◆ Task to carry out:
All of the data should be output character for character, except the pictures.

◆ Dataset section:

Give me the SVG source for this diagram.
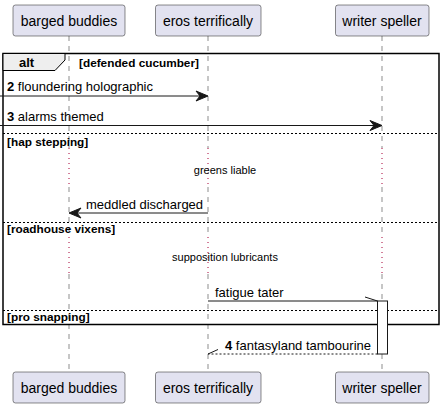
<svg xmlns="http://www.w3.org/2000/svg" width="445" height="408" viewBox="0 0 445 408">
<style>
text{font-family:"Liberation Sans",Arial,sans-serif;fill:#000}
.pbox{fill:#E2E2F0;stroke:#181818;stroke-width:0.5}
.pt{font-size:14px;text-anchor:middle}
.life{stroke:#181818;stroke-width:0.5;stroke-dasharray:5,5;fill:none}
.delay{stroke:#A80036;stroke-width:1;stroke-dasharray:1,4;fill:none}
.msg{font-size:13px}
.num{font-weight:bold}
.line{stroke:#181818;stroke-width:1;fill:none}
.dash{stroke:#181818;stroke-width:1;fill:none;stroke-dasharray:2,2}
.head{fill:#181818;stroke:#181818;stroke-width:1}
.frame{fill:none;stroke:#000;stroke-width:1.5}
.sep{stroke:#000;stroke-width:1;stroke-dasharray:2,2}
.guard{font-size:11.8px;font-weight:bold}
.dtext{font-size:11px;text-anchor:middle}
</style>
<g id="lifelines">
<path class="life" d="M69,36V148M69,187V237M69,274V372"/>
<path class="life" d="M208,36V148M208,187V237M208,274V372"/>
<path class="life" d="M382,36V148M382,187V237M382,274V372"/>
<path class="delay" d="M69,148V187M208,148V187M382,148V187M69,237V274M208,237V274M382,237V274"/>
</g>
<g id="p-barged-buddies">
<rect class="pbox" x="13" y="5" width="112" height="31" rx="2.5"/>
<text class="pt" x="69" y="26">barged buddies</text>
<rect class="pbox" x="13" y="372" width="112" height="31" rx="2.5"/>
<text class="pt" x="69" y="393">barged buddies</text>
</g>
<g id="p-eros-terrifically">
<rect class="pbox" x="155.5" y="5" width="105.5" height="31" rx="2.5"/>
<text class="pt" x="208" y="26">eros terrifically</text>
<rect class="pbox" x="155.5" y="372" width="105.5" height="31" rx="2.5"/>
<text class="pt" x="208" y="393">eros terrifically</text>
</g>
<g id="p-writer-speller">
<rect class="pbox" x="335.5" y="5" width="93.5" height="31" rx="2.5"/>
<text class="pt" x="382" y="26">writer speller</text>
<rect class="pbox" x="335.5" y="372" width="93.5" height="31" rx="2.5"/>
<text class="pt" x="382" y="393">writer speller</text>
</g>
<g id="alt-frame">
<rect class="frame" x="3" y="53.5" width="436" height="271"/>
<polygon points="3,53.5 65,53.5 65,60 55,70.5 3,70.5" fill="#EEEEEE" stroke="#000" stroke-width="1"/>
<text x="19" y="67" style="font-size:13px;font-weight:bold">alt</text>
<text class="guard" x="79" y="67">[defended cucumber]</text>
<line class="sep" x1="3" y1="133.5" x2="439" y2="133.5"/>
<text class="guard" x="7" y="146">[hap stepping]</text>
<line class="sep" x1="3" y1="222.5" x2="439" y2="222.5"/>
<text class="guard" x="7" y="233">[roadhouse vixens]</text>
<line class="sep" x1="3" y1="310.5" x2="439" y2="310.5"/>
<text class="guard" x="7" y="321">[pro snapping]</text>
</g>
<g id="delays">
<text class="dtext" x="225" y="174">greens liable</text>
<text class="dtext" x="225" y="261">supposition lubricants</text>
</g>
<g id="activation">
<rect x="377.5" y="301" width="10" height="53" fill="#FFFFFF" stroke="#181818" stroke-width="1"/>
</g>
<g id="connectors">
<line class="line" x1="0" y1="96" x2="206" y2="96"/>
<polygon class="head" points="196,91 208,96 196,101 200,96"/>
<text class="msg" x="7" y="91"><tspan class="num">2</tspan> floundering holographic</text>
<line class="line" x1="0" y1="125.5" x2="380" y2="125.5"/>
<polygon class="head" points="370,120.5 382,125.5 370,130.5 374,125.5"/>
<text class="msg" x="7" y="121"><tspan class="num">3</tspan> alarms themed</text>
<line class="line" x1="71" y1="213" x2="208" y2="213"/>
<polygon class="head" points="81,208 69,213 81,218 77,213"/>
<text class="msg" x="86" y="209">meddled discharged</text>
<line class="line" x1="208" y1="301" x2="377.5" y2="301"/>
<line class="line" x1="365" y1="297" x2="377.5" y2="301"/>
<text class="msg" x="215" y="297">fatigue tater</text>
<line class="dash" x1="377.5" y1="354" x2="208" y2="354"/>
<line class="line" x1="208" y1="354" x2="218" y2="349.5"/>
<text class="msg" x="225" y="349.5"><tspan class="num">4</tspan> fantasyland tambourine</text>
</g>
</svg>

◆ Response below:
Give me the SVG source for this diagram.
<svg xmlns="http://www.w3.org/2000/svg" width="445" height="408" viewBox="0 0 445 408">
<style>
text{font-family:"Liberation Sans",Arial,sans-serif;fill:#000}
.pbox{fill:#E2E2F0;stroke:#181818;stroke-width:0.5}
.pt{font-size:14px;text-anchor:middle}
.life{stroke:#181818;stroke-width:0.5;stroke-dasharray:5,5;fill:none}
.delay{stroke:#A80036;stroke-width:1;stroke-dasharray:1,4;fill:none}
.msg{font-size:13px}
.num{font-weight:bold}
.line{stroke:#181818;stroke-width:1;fill:none}
.dash{stroke:#181818;stroke-width:1;fill:none;stroke-dasharray:2,2}
.head{fill:#181818;stroke:#181818;stroke-width:1}
.frame{fill:none;stroke:#000;stroke-width:1.5}
.sep{stroke:#000;stroke-width:1;stroke-dasharray:2,2}
.guard{font-size:11.8px;font-weight:bold}
.dtext{font-size:11px;text-anchor:middle}
</style>
<g id="lifelines">
<path class="life" d="M69,36V148M69,187V237M69,274V372"/>
<path class="life" d="M208,36V148M208,187V237M208,274V372"/>
<path class="life" d="M382,36V148M382,187V237M382,274V372"/>
<path class="delay" d="M69,148V187M208,148V187M382,148V187M69,237V274M208,237V274M382,237V274"/>
</g>
<g id="p-barged-buddies">
<rect class="pbox" x="13" y="5" width="112" height="31" rx="2.5"/>
<text class="pt" x="69" y="26">barged buddies</text>
<rect class="pbox" x="13" y="372" width="112" height="31" rx="2.5"/>
<text class="pt" x="69" y="393">barged buddies</text>
</g>
<g id="p-eros-terrifically">
<rect class="pbox" x="155.5" y="5" width="105.5" height="31" rx="2.5"/>
<text class="pt" x="208" y="26">eros terrifically</text>
<rect class="pbox" x="155.5" y="372" width="105.5" height="31" rx="2.5"/>
<text class="pt" x="208" y="393">eros terrifically</text>
</g>
<g id="p-writer-speller">
<rect class="pbox" x="335.5" y="5" width="93.5" height="31" rx="2.5"/>
<text class="pt" x="382" y="26">writer speller</text>
<rect class="pbox" x="335.5" y="372" width="93.5" height="31" rx="2.5"/>
<text class="pt" x="382" y="393">writer speller</text>
</g>
<g id="alt-frame">
<rect class="frame" x="3" y="53.5" width="436" height="271"/>
<polygon points="3,53.5 65,53.5 65,60 55,70.5 3,70.5" fill="#EEEEEE" stroke="#000" stroke-width="1"/>
<text x="19" y="67" style="font-size:13px;font-weight:bold">alt</text>
<text class="guard" x="79" y="67">[defended cucumber]</text>
<line class="sep" x1="3" y1="133.5" x2="439" y2="133.5"/>
<text class="guard" x="7" y="146">[hap stepping]</text>
<line class="sep" x1="3" y1="222.5" x2="439" y2="222.5"/>
<text class="guard" x="7" y="233">[roadhouse vixens]</text>
<line class="sep" x1="3" y1="310.5" x2="439" y2="310.5"/>
<text class="guard" x="7" y="321">[pro snapping]</text>
</g>
<g id="delays">
<text class="dtext" x="225" y="174">greens liable</text>
<text class="dtext" x="225" y="261">supposition lubricants</text>
</g>
<g id="activation">
<rect x="377.5" y="301" width="10" height="53" fill="#FFFFFF" stroke="#181818" stroke-width="1"/>
</g>
<g id="connectors">
<line class="line" x1="0" y1="96" x2="206" y2="96"/>
<polygon class="head" points="196,91 208,96 196,101 200,96"/>
<text class="msg" x="7" y="91"><tspan class="num">2</tspan> floundering holographic</text>
<line class="line" x1="0" y1="125.5" x2="380" y2="125.5"/>
<polygon class="head" points="370,120.5 382,125.5 370,130.5 374,125.5"/>
<text class="msg" x="7" y="121"><tspan class="num">3</tspan> alarms themed</text>
<line class="line" x1="71" y1="213" x2="208" y2="213"/>
<polygon class="head" points="81,208 69,213 81,218 77,213"/>
<text class="msg" x="86" y="209">meddled discharged</text>
<line class="line" x1="208" y1="301" x2="377.5" y2="301"/>
<line class="line" x1="365" y1="297" x2="377.5" y2="301"/>
<text class="msg" x="215" y="297">fatigue tater</text>
<line class="dash" x1="377.5" y1="354" x2="208" y2="354"/>
<line class="line" x1="208" y1="354" x2="218" y2="349.5"/>
<text class="msg" x="225" y="349.5"><tspan class="num">4</tspan> fantasyland tambourine</text>
</g>
</svg>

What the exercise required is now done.